Sul piano sociale, il regolamento rischia di escludere dal mercato europeo i piccoli produttori locali, favorendo le grandi multinazionali che dispongono di strumenti avanzati di monitoraggio e tracciabilità. Tale dinamica rischia di accentuare disuguaglianze già profonde nelle filiere agroalimentari globali.
CONSIDERAZIONI
Il Regolamento (UE) 2023/1115 e il successivo Documento di orientamento della Commissione costituiscono una delle iniziative più ambiziose mai adottate dall’Unione europea in materia di sostenibilità ambientale e responsabilità delle catene globali del valore. Il loro impianto normativo evidenzia con chiarezza la volontà dell’UE di esercitare il proprio ruolo di normative power, ponendo la sostenibilità al centro non solo della politica interna, ma anche delle relazioni commerciali con i Paesi terzi.
1) Dal punto di vista giuridico, l’innovazione principale risiede nell’obbligo di due diligence vincolante, che trasforma un approccio sinora dominato da standard volontari e certificazioni private in una responsabilità giuridica diretta per gli operatori economici. Tale passaggio implica una ridefinizione profonda delle logiche di governance ambientale, spostando l’asse dalla soft law alla hard law. Tuttavia, la natura non vincolante del guidance e le ambiguità interpretative che ne derivano rischiano di indebolire l’efficacia complessiva del quadro normativo, aprendo spazi a conflitti applicativi e a possibili frammentazioni tra Stati membri.
2) Sul piano socioeconomico, la misura solleva interrogativi cruciali di giustizia ambientale. Se da un lato il regolamento persegue l’obiettivo legittimo di ridurre l’impronta ecologica europea e di contribuire alla protezione delle foreste globali, dall’altro esso rischia di generare effetti distributivi iniqui. I piccoli produttori dei Paesi terzi, spesso privi delle capacità tecniche e finanziarie per rispettare gli obblighi di tracciabilità e geolocalizzazione, potrebbero essere esclusi dalle catene di approvvigionamento europee, con conseguenze negative sia sul piano sociale che sullo sviluppo sostenibile locale. Il principio di equità, che dovrebbe guidare ogni politica di transizione ecologica, rischia così di essere sacrificato sull’altare della tutela ambientale a misura europea.
3) Dal punto di vista teorico, il Regolamento e il suo Documento di orientamento si collocano al crocevia di tre dinamiche fondamentali. In primo luogo, rappresentano un esempio paradigmatico di governance beyond the state, in cui l’UE tenta di proiettare i propri valori normativi al di là dei propri confini, influenzando regole e pratiche globali. In secondo luogo, pongono con forza la questione della giustizia climatica, intesa come equa distribuzione dei costi e dei benefici della transizione ecologica: senza strumenti compensativi e di sostegno, la misura rischia di trasferire oneri sproporzionati sulle comunità più vulnerabili. In terzo luogo, mettono in luce la tensione tra l’ideale della sostenibilità e la realtà delle dinamiche geopolitiche, in cui il rischio di “protezionismo verde” non può essere ignorato.

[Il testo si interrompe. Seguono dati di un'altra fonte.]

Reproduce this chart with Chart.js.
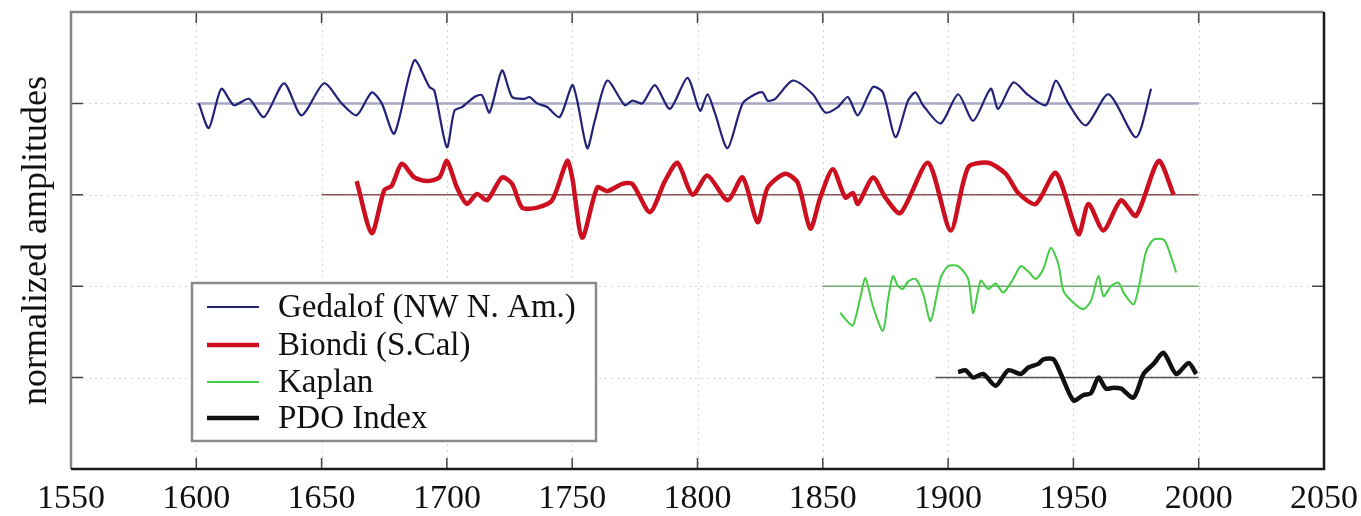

Alla luce di queste considerazioni, si può concludere che il Regolamento (UE) 2023/1115 rappresenti una tappa essenziale, ma non definitiva, nel percorso dell’Unione europea verso un modello di economia realmente sostenibile e inclusiva. La sua efficacia dipenderà non solo dall’interpretazione e dall’applicazione delle linee guida, ma anche dalla capacità delle istituzioni europee di accompagnare la normativa con strumenti di cooperazione internazionale, assistenza tecnica e finanziaria, e meccanismi di monitoraggio trasparenti e partecipativi.
In ultima analisi, la sfida che il Regolamento pone non è soltanto quella di “ripulire” le catene di approvvigionamento europee, ma di contribuire a una trasformazione più ampia delle relazioni economiche globali, fondata su principi di responsabilità condivisa, solidarietà e giustizia ambientale.
Solo in questo modo l’UE potrà legittimamente rivendicare un ruolo di leadership etica e politica nella transizione ecologica globale.